Provided data:
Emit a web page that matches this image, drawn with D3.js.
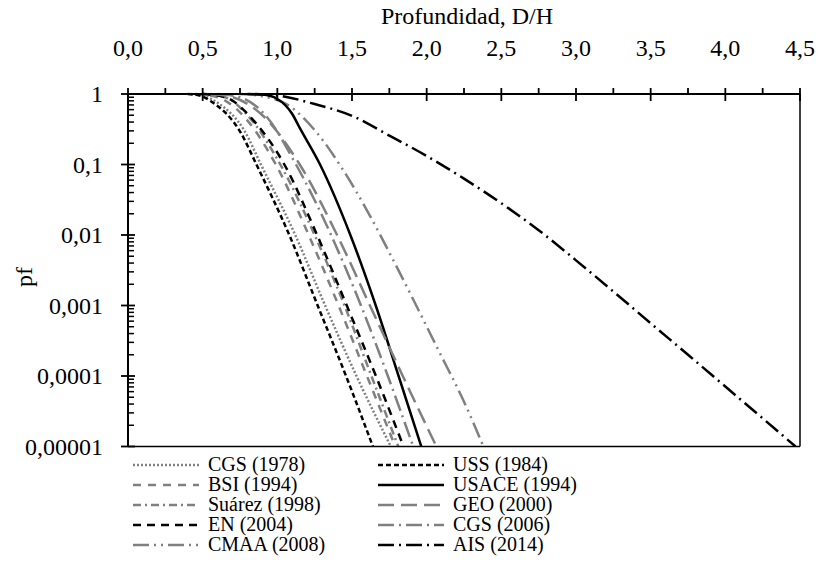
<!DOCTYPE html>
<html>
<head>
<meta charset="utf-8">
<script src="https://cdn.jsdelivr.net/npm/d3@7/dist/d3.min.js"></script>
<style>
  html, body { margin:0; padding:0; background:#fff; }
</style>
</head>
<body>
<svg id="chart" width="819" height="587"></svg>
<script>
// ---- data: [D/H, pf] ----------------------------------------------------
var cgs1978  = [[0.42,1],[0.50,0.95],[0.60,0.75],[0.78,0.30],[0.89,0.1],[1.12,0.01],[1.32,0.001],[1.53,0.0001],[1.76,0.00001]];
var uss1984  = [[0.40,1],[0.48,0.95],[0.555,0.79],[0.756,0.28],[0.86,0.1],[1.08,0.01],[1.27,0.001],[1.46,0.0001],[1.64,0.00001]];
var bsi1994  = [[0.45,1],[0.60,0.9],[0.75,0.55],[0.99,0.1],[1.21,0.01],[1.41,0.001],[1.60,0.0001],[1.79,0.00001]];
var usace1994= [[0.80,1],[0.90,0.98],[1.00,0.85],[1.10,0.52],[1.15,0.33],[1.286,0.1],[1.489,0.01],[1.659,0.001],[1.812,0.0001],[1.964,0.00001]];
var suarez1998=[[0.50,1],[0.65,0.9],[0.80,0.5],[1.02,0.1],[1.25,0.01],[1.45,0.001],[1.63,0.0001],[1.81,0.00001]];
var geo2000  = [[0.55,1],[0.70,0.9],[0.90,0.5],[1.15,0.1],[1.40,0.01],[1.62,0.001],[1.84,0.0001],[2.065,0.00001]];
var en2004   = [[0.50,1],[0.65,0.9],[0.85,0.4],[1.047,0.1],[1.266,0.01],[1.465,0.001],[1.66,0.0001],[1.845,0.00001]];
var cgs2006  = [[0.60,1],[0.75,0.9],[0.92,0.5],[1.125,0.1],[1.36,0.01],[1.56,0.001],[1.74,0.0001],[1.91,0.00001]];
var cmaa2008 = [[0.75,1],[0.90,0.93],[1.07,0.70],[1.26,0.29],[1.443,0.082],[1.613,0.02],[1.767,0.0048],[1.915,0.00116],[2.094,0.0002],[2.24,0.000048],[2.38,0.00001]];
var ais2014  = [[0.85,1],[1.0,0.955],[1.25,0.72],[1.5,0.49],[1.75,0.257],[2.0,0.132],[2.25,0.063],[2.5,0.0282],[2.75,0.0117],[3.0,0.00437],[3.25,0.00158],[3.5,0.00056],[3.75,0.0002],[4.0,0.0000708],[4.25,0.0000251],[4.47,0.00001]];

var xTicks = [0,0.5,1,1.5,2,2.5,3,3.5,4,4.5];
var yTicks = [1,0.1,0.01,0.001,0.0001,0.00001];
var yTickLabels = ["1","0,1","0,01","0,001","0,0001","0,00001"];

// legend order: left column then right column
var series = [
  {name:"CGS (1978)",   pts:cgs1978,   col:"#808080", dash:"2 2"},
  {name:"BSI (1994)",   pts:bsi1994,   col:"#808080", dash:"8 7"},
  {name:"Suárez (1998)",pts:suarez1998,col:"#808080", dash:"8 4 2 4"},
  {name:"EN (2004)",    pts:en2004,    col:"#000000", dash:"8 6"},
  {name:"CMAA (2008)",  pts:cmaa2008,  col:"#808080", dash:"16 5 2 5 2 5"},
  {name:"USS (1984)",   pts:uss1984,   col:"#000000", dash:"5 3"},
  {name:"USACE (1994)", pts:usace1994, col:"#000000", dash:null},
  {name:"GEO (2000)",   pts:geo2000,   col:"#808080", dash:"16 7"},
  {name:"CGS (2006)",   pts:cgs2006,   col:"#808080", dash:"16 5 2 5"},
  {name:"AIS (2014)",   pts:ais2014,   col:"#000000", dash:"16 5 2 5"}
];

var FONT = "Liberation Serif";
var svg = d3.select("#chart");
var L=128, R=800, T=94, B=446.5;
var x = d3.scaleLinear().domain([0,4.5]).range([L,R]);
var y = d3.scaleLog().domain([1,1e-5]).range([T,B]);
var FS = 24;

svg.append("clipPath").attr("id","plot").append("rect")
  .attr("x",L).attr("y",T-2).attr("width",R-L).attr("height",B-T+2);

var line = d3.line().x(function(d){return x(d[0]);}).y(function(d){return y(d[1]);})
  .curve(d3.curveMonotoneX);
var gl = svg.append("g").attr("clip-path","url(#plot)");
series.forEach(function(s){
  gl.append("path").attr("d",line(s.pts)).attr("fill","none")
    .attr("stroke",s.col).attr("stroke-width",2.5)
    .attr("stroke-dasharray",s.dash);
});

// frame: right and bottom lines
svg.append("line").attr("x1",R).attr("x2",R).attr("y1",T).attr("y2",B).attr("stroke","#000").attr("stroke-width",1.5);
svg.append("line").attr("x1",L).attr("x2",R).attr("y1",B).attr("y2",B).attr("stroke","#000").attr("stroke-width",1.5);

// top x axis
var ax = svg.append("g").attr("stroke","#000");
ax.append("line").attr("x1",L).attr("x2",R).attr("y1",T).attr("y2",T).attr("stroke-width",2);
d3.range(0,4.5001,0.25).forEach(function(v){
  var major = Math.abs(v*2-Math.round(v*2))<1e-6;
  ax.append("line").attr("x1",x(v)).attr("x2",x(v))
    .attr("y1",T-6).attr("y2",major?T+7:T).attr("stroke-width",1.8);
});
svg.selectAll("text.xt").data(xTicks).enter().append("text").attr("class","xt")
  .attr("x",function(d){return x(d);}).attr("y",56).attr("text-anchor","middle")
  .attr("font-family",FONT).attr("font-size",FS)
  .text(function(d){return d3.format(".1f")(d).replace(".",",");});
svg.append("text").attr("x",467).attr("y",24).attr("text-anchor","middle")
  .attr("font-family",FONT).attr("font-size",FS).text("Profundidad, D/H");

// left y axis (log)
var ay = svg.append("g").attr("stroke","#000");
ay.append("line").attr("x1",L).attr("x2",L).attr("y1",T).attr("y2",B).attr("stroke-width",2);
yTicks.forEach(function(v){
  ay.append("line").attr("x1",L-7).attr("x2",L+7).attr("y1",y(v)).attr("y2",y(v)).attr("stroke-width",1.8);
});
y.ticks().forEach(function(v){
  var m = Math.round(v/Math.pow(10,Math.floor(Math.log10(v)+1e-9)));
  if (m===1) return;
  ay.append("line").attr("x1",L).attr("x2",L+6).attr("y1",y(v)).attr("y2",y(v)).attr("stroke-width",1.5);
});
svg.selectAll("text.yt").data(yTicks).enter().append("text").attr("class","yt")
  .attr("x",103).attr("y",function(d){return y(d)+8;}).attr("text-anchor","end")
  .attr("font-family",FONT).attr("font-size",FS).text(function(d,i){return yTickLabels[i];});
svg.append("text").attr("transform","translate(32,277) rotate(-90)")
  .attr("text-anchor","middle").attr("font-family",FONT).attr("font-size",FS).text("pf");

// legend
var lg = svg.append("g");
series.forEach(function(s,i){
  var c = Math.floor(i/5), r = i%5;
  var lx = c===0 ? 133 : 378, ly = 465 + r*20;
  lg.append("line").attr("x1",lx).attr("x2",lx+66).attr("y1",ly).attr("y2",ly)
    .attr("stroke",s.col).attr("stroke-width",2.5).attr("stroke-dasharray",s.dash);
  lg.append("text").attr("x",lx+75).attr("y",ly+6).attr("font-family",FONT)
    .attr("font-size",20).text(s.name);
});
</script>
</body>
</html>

Stated task: Repeat the data exactly, without the pictures.

Correct output:
Emit a web page that matches this image, drawn with D3.js.
<!DOCTYPE html>
<html>
<head>
<meta charset="utf-8">
<script src="https://cdn.jsdelivr.net/npm/d3@7/dist/d3.min.js"></script>
<style>
  html, body { margin:0; padding:0; background:#fff; }
</style>
</head>
<body>
<svg id="chart" width="819" height="587"></svg>
<script>
// ---- data: [D/H, pf] ----------------------------------------------------
var cgs1978  = [[0.42,1],[0.50,0.95],[0.60,0.75],[0.78,0.30],[0.89,0.1],[1.12,0.01],[1.32,0.001],[1.53,0.0001],[1.76,0.00001]];
var uss1984  = [[0.40,1],[0.48,0.95],[0.555,0.79],[0.756,0.28],[0.86,0.1],[1.08,0.01],[1.27,0.001],[1.46,0.0001],[1.64,0.00001]];
var bsi1994  = [[0.45,1],[0.60,0.9],[0.75,0.55],[0.99,0.1],[1.21,0.01],[1.41,0.001],[1.60,0.0001],[1.79,0.00001]];
var usace1994= [[0.80,1],[0.90,0.98],[1.00,0.85],[1.10,0.52],[1.15,0.33],[1.286,0.1],[1.489,0.01],[1.659,0.001],[1.812,0.0001],[1.964,0.00001]];
var suarez1998=[[0.50,1],[0.65,0.9],[0.80,0.5],[1.02,0.1],[1.25,0.01],[1.45,0.001],[1.63,0.0001],[1.81,0.00001]];
var geo2000  = [[0.55,1],[0.70,0.9],[0.90,0.5],[1.15,0.1],[1.40,0.01],[1.62,0.001],[1.84,0.0001],[2.065,0.00001]];
var en2004   = [[0.50,1],[0.65,0.9],[0.85,0.4],[1.047,0.1],[1.266,0.01],[1.465,0.001],[1.66,0.0001],[1.845,0.00001]];
var cgs2006  = [[0.60,1],[0.75,0.9],[0.92,0.5],[1.125,0.1],[1.36,0.01],[1.56,0.001],[1.74,0.0001],[1.91,0.00001]];
var cmaa2008 = [[0.75,1],[0.90,0.93],[1.07,0.70],[1.26,0.29],[1.443,0.082],[1.613,0.02],[1.767,0.0048],[1.915,0.00116],[2.094,0.0002],[2.24,0.000048],[2.38,0.00001]];
var ais2014  = [[0.85,1],[1.0,0.955],[1.25,0.72],[1.5,0.49],[1.75,0.257],[2.0,0.132],[2.25,0.063],[2.5,0.0282],[2.75,0.0117],[3.0,0.00437],[3.25,0.00158],[3.5,0.00056],[3.75,0.0002],[4.0,0.0000708],[4.25,0.0000251],[4.47,0.00001]];

var xTicks = [0,0.5,1,1.5,2,2.5,3,3.5,4,4.5];
var yTicks = [1,0.1,0.01,0.001,0.0001,0.00001];
var yTickLabels = ["1","0,1","0,01","0,001","0,0001","0,00001"];

// legend order: left column then right column
var series = [
  {name:"CGS (1978)",   pts:cgs1978,   col:"#808080", dash:"2 2"},
  {name:"BSI (1994)",   pts:bsi1994,   col:"#808080", dash:"8 7"},
  {name:"Suárez (1998)",pts:suarez1998,col:"#808080", dash:"8 4 2 4"},
  {name:"EN (2004)",    pts:en2004,    col:"#000000", dash:"8 6"},
  {name:"CMAA (2008)",  pts:cmaa2008,  col:"#808080", dash:"16 5 2 5 2 5"},
  {name:"USS (1984)",   pts:uss1984,   col:"#000000", dash:"5 3"},
  {name:"USACE (1994)", pts:usace1994, col:"#000000", dash:null},
  {name:"GEO (2000)",   pts:geo2000,   col:"#808080", dash:"16 7"},
  {name:"CGS (2006)",   pts:cgs2006,   col:"#808080", dash:"16 5 2 5"},
  {name:"AIS (2014)",   pts:ais2014,   col:"#000000", dash:"16 5 2 5"}
];

var FONT = "Liberation Serif";
var svg = d3.select("#chart");
var L=128, R=800, T=94, B=446.5;
var x = d3.scaleLinear().domain([0,4.5]).range([L,R]);
var y = d3.scaleLog().domain([1,1e-5]).range([T,B]);
var FS = 24;

svg.append("clipPath").attr("id","plot").append("rect")
  .attr("x",L).attr("y",T-2).attr("width",R-L).attr("height",B-T+2);

var line = d3.line().x(function(d){return x(d[0]);}).y(function(d){return y(d[1]);})
  .curve(d3.curveMonotoneX);
var gl = svg.append("g").attr("clip-path","url(#plot)");
series.forEach(function(s){
  gl.append("path").attr("d",line(s.pts)).attr("fill","none")
    .attr("stroke",s.col).attr("stroke-width",2.5)
    .attr("stroke-dasharray",s.dash);
});

// frame: right and bottom lines
svg.append("line").attr("x1",R).attr("x2",R).attr("y1",T).attr("y2",B).attr("stroke","#000").attr("stroke-width",1.5);
svg.append("line").attr("x1",L).attr("x2",R).attr("y1",B).attr("y2",B).attr("stroke","#000").attr("stroke-width",1.5);

// top x axis
var ax = svg.append("g").attr("stroke","#000");
ax.append("line").attr("x1",L).attr("x2",R).attr("y1",T).attr("y2",T).attr("stroke-width",2);
d3.range(0,4.5001,0.25).forEach(function(v){
  var major = Math.abs(v*2-Math.round(v*2))<1e-6;
  ax.append("line").attr("x1",x(v)).attr("x2",x(v))
    .attr("y1",T-6).attr("y2",major?T+7:T).attr("stroke-width",1.8);
});
svg.selectAll("text.xt").data(xTicks).enter().append("text").attr("class","xt")
  .attr("x",function(d){return x(d);}).attr("y",56).attr("text-anchor","middle")
  .attr("font-family",FONT).attr("font-size",FS)
  .text(function(d){return d3.format(".1f")(d).replace(".",",");});
svg.append("text").attr("x",467).attr("y",24).attr("text-anchor","middle")
  .attr("font-family",FONT).attr("font-size",FS).text("Profundidad, D/H");

// left y axis (log)
var ay = svg.append("g").attr("stroke","#000");
ay.append("line").attr("x1",L).attr("x2",L).attr("y1",T).attr("y2",B).attr("stroke-width",2);
yTicks.forEach(function(v){
  ay.append("line").attr("x1",L-7).attr("x2",L+7).attr("y1",y(v)).attr("y2",y(v)).attr("stroke-width",1.8);
});
y.ticks().forEach(function(v){
  var m = Math.round(v/Math.pow(10,Math.floor(Math.log10(v)+1e-9)));
  if (m===1) return;
  ay.append("line").attr("x1",L).attr("x2",L+6).attr("y1",y(v)).attr("y2",y(v)).attr("stroke-width",1.5);
});
svg.selectAll("text.yt").data(yTicks).enter().append("text").attr("class","yt")
  .attr("x",103).attr("y",function(d){return y(d)+8;}).attr("text-anchor","end")
  .attr("font-family",FONT).attr("font-size",FS).text(function(d,i){return yTickLabels[i];});
svg.append("text").attr("transform","translate(32,277) rotate(-90)")
  .attr("text-anchor","middle").attr("font-family",FONT).attr("font-size",FS).text("pf");

// legend
var lg = svg.append("g");
series.forEach(function(s,i){
  var c = Math.floor(i/5), r = i%5;
  var lx = c===0 ? 133 : 378, ly = 465 + r*20;
  lg.append("line").attr("x1",lx).attr("x2",lx+66).attr("y1",ly).attr("y2",ly)
    .attr("stroke",s.col).attr("stroke-width",2.5).attr("stroke-dasharray",s.dash);
  lg.append("text").attr("x",lx+75).attr("y",ly+6).attr("font-family",FONT)
    .attr("font-size",20).text(s.name);
});
</script>
</body>
</html>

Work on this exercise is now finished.